Quote the data below in full, minus the images.

"""

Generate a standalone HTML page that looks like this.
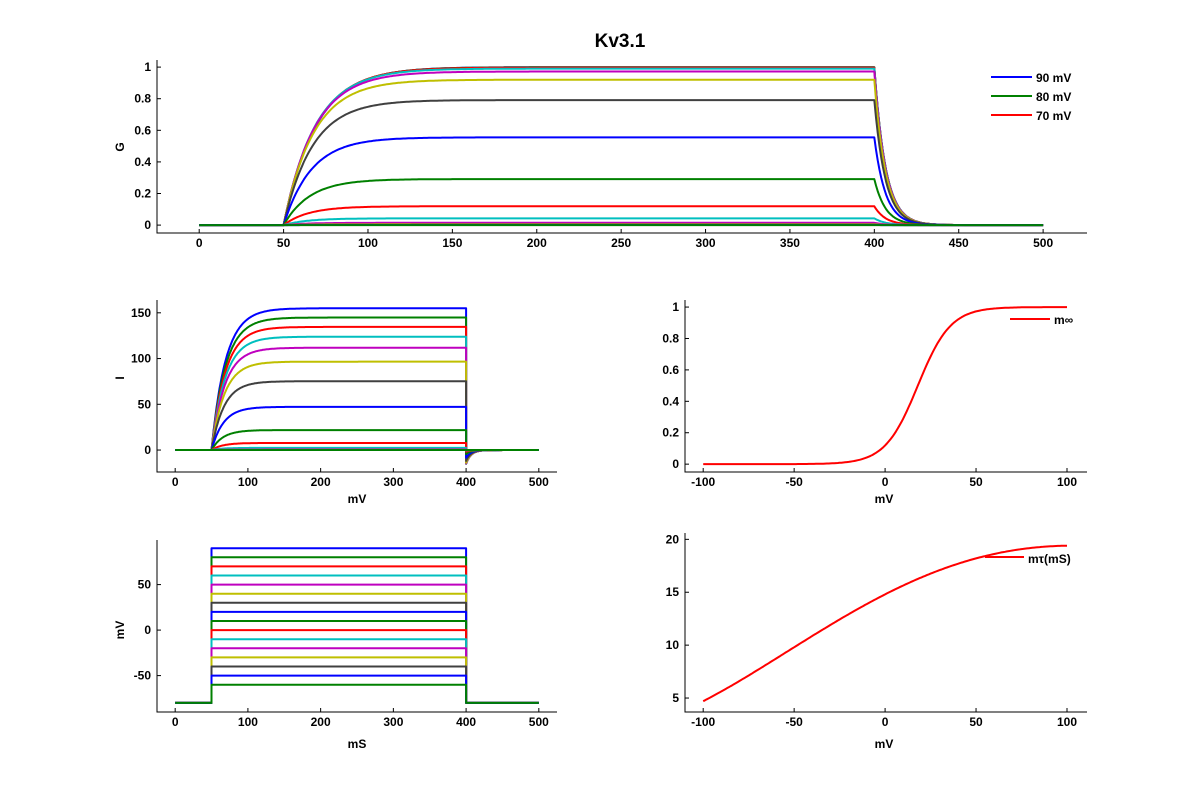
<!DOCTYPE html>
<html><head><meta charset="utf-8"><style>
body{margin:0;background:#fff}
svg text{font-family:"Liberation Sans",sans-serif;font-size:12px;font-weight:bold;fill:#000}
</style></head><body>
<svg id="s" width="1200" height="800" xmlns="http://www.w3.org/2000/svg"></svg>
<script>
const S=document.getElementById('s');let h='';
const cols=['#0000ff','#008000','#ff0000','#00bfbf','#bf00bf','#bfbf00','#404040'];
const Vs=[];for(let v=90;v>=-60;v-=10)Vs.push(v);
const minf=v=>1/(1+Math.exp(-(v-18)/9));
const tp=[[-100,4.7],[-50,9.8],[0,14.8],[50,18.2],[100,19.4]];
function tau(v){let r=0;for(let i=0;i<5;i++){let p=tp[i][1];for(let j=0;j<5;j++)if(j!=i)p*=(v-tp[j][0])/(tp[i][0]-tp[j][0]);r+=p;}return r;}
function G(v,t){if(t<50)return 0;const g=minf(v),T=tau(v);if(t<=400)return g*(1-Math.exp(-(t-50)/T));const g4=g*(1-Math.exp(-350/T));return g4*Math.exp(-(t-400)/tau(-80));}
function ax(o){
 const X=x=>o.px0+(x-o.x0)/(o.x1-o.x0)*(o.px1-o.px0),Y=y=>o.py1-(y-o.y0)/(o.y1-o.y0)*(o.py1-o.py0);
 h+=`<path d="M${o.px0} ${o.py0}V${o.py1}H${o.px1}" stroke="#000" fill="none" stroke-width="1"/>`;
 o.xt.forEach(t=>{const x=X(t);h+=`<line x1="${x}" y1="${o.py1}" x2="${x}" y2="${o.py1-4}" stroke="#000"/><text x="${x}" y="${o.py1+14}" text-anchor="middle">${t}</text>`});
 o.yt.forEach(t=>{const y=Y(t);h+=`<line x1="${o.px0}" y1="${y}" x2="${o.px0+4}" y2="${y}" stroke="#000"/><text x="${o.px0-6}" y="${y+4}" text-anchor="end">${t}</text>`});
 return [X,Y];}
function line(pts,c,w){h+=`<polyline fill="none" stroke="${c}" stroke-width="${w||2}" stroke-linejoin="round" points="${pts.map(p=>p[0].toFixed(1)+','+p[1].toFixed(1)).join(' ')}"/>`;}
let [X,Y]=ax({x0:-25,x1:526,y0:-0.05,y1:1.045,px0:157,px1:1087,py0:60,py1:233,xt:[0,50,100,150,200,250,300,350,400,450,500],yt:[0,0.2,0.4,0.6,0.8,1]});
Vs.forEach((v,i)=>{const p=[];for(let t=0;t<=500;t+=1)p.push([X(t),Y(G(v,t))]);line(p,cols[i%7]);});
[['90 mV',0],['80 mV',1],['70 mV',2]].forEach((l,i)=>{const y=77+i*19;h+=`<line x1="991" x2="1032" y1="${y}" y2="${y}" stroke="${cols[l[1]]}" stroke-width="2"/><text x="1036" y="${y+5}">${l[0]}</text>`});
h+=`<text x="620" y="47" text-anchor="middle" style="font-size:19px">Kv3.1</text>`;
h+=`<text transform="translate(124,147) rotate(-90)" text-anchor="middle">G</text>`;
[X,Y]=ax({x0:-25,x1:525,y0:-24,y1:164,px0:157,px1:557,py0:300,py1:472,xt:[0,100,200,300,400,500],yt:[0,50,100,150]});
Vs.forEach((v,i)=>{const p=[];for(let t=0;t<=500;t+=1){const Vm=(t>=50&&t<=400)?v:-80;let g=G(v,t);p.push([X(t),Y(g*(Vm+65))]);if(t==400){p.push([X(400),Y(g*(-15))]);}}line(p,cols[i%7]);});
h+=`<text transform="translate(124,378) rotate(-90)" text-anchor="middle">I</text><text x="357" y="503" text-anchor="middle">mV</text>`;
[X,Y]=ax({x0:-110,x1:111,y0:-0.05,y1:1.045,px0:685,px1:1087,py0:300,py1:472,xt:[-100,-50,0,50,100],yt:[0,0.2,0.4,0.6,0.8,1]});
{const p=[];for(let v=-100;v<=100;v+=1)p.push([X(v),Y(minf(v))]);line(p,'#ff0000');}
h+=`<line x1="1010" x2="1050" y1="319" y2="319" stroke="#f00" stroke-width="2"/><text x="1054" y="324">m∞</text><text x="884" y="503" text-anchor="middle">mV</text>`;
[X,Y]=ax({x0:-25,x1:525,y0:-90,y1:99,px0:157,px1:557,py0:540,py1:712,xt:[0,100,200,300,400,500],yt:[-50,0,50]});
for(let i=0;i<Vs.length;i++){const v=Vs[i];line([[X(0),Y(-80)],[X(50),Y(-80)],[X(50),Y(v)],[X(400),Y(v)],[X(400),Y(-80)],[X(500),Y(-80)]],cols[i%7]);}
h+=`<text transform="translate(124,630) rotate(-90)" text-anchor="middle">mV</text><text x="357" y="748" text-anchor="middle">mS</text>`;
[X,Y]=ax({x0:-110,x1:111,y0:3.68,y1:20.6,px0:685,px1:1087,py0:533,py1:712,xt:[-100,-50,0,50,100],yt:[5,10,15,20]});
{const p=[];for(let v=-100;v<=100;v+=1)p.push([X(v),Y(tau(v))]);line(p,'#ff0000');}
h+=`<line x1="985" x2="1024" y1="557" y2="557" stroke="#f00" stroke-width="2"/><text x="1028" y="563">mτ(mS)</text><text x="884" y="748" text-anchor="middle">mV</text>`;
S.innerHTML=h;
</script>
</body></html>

"""

■ **SOLUTION TO THIS TASK**
Generate a standalone HTML page that looks like this.
<!DOCTYPE html>
<html><head><meta charset="utf-8"><style>
body{margin:0;background:#fff}
svg text{font-family:"Liberation Sans",sans-serif;font-size:12px;font-weight:bold;fill:#000}
</style></head><body>
<svg id="s" width="1200" height="800" xmlns="http://www.w3.org/2000/svg"></svg>
<script>
const S=document.getElementById('s');let h='';
const cols=['#0000ff','#008000','#ff0000','#00bfbf','#bf00bf','#bfbf00','#404040'];
const Vs=[];for(let v=90;v>=-60;v-=10)Vs.push(v);
const minf=v=>1/(1+Math.exp(-(v-18)/9));
const tp=[[-100,4.7],[-50,9.8],[0,14.8],[50,18.2],[100,19.4]];
function tau(v){let r=0;for(let i=0;i<5;i++){let p=tp[i][1];for(let j=0;j<5;j++)if(j!=i)p*=(v-tp[j][0])/(tp[i][0]-tp[j][0]);r+=p;}return r;}
function G(v,t){if(t<50)return 0;const g=minf(v),T=tau(v);if(t<=400)return g*(1-Math.exp(-(t-50)/T));const g4=g*(1-Math.exp(-350/T));return g4*Math.exp(-(t-400)/tau(-80));}
function ax(o){
 const X=x=>o.px0+(x-o.x0)/(o.x1-o.x0)*(o.px1-o.px0),Y=y=>o.py1-(y-o.y0)/(o.y1-o.y0)*(o.py1-o.py0);
 h+=`<path d="M${o.px0} ${o.py0}V${o.py1}H${o.px1}" stroke="#000" fill="none" stroke-width="1"/>`;
 o.xt.forEach(t=>{const x=X(t);h+=`<line x1="${x}" y1="${o.py1}" x2="${x}" y2="${o.py1-4}" stroke="#000"/><text x="${x}" y="${o.py1+14}" text-anchor="middle">${t}</text>`});
 o.yt.forEach(t=>{const y=Y(t);h+=`<line x1="${o.px0}" y1="${y}" x2="${o.px0+4}" y2="${y}" stroke="#000"/><text x="${o.px0-6}" y="${y+4}" text-anchor="end">${t}</text>`});
 return [X,Y];}
function line(pts,c,w){h+=`<polyline fill="none" stroke="${c}" stroke-width="${w||2}" stroke-linejoin="round" points="${pts.map(p=>p[0].toFixed(1)+','+p[1].toFixed(1)).join(' ')}"/>`;}
let [X,Y]=ax({x0:-25,x1:526,y0:-0.05,y1:1.045,px0:157,px1:1087,py0:60,py1:233,xt:[0,50,100,150,200,250,300,350,400,450,500],yt:[0,0.2,0.4,0.6,0.8,1]});
Vs.forEach((v,i)=>{const p=[];for(let t=0;t<=500;t+=1)p.push([X(t),Y(G(v,t))]);line(p,cols[i%7]);});
[['90 mV',0],['80 mV',1],['70 mV',2]].forEach((l,i)=>{const y=77+i*19;h+=`<line x1="991" x2="1032" y1="${y}" y2="${y}" stroke="${cols[l[1]]}" stroke-width="2"/><text x="1036" y="${y+5}">${l[0]}</text>`});
h+=`<text x="620" y="47" text-anchor="middle" style="font-size:19px">Kv3.1</text>`;
h+=`<text transform="translate(124,147) rotate(-90)" text-anchor="middle">G</text>`;
[X,Y]=ax({x0:-25,x1:525,y0:-24,y1:164,px0:157,px1:557,py0:300,py1:472,xt:[0,100,200,300,400,500],yt:[0,50,100,150]});
Vs.forEach((v,i)=>{const p=[];for(let t=0;t<=500;t+=1){const Vm=(t>=50&&t<=400)?v:-80;let g=G(v,t);p.push([X(t),Y(g*(Vm+65))]);if(t==400){p.push([X(400),Y(g*(-15))]);}}line(p,cols[i%7]);});
h+=`<text transform="translate(124,378) rotate(-90)" text-anchor="middle">I</text><text x="357" y="503" text-anchor="middle">mV</text>`;
[X,Y]=ax({x0:-110,x1:111,y0:-0.05,y1:1.045,px0:685,px1:1087,py0:300,py1:472,xt:[-100,-50,0,50,100],yt:[0,0.2,0.4,0.6,0.8,1]});
{const p=[];for(let v=-100;v<=100;v+=1)p.push([X(v),Y(minf(v))]);line(p,'#ff0000');}
h+=`<line x1="1010" x2="1050" y1="319" y2="319" stroke="#f00" stroke-width="2"/><text x="1054" y="324">m∞</text><text x="884" y="503" text-anchor="middle">mV</text>`;
[X,Y]=ax({x0:-25,x1:525,y0:-90,y1:99,px0:157,px1:557,py0:540,py1:712,xt:[0,100,200,300,400,500],yt:[-50,0,50]});
for(let i=0;i<Vs.length;i++){const v=Vs[i];line([[X(0),Y(-80)],[X(50),Y(-80)],[X(50),Y(v)],[X(400),Y(v)],[X(400),Y(-80)],[X(500),Y(-80)]],cols[i%7]);}
h+=`<text transform="translate(124,630) rotate(-90)" text-anchor="middle">mV</text><text x="357" y="748" text-anchor="middle">mS</text>`;
[X,Y]=ax({x0:-110,x1:111,y0:3.68,y1:20.6,px0:685,px1:1087,py0:533,py1:712,xt:[-100,-50,0,50,100],yt:[5,10,15,20]});
{const p=[];for(let v=-100;v<=100;v+=1)p.push([X(v),Y(tau(v))]);line(p,'#ff0000');}
h+=`<line x1="985" x2="1024" y1="557" y2="557" stroke="#f00" stroke-width="2"/><text x="1028" y="563">mτ(mS)</text><text x="884" y="748" text-anchor="middle">mV</text>`;
S.innerHTML=h;
</script>
</body></html>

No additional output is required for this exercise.